If you watch the Burns and Novick series, you will hear John relate his experiences in quiet but powerful words. You can sense the ghosts walking through his stories and you can almost see the young man who went to Vietnam full of idealism who morphed into someone who just wanted to survive. He did, barely.
A cousin of mine, as I relate in my other blog, reveled in his war experience but came back to a life in chaos, and who succumbed to the effects of exposure to Agent Orange. He had problems before he went to Vietnam but was wired for disaster when he returned.
I respect John Musgrave, especially for what he has done since returning from Vietnam. Every veteran has their own stories, experiences and perspective on their service and what to make of it. These folks got the fuzzy end of the lollypop when they returned from Vietnam. The country did not welcome them back, in fact a lot of people, including many veterans of other conflicts, turned their backs on them. We sent them to war (not a conflict) and then mostly deserted them when they returned.
In the years since then, the country has reversed field and finally provided them with services and support, but not nearly enough. Programs for veterans are woefully under-funded and under-supported. It is worse than a shame; it is a crime how this country, primarily our federal government, has continued to fail these folks. Private organizations have stepped up to help but there is so much more we should be doing to support them.
Many Vietnam Vets have returned to Vietnam in recent years. For John, it will come with mixed feelings. Many people wanted him to have the opportunity so a go-fund-me fundraiser was started to provide funds for John and his wife to travel to Vietnam. It raised almost $10,000 for that purpose. Read about it here.

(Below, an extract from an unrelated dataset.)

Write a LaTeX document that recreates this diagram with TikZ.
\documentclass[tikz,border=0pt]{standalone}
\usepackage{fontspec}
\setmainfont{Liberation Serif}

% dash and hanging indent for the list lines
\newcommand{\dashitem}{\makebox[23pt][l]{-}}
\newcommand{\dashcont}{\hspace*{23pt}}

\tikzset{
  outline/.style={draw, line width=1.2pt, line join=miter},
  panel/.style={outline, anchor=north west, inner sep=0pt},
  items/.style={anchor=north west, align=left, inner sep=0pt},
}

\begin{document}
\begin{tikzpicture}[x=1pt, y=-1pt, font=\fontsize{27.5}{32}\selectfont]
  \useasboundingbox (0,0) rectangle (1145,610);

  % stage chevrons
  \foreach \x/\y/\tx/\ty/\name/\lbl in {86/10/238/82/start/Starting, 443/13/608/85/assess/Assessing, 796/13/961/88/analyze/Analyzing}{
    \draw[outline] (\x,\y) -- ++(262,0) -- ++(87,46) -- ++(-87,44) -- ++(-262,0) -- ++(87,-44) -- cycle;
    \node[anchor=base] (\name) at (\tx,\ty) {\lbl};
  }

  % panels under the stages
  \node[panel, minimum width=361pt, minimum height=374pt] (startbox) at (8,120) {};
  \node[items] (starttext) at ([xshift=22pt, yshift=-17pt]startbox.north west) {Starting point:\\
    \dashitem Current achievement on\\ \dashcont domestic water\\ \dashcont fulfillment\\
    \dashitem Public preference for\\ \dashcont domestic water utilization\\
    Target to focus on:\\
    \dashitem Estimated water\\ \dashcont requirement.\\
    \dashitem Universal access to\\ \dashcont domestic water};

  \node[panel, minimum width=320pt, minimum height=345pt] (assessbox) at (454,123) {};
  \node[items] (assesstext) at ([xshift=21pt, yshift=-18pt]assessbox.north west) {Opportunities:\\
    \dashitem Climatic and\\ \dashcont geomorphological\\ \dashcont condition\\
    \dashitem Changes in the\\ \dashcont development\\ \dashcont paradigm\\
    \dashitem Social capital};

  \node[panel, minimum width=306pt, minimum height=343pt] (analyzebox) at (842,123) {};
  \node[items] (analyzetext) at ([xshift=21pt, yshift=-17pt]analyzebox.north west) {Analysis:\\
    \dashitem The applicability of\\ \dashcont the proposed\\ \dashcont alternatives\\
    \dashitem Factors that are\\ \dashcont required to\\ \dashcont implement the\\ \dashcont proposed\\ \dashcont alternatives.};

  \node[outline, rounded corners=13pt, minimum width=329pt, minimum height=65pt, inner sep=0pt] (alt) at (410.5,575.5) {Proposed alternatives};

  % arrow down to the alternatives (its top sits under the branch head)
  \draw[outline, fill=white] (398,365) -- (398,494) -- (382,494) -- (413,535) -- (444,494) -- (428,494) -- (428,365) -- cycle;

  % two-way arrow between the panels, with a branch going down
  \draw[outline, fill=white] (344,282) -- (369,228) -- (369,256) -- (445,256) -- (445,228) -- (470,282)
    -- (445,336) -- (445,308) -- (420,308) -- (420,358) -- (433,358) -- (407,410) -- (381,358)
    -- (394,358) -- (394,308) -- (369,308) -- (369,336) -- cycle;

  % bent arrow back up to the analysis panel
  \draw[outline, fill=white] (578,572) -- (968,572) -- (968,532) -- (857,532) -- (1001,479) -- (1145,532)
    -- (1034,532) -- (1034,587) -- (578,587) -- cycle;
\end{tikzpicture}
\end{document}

“I just think it’s going to do me a lot of good to see that that country has moved on,” he said. He has spent the years following his service coming to grips with his experience and helping others through their own war experiences. After returning from Vietnam he helped raise money for a Vietnam War Memorial on the campus of the University of Kansas. And he started to write. Notes to the Man Who Shot Me: Vietnam War Poems, is a book he published in 2009. He continues to write. The words pour forth. At the poetry reading he premiered several new poems, still written on scraps of paper. While his voice is soft, it strains with the power of his words, punctuating forty year old images that are as fresh as the breath in his lungs. Lungs that bear the truth of scars from the man who shot him. From that hole in his chest one life ended and another began.
The term patriot is overused and misused. In my opinion there are very few deserving of what the word truly means, but John Musgrave is one. He has proven his love of country, served his country in war, and has acted in the true spirit of our country’s ideals through his advocacy and service to veterans.
So on his day, and every day, we should thank our veterans and appreciate their service and sacrifice.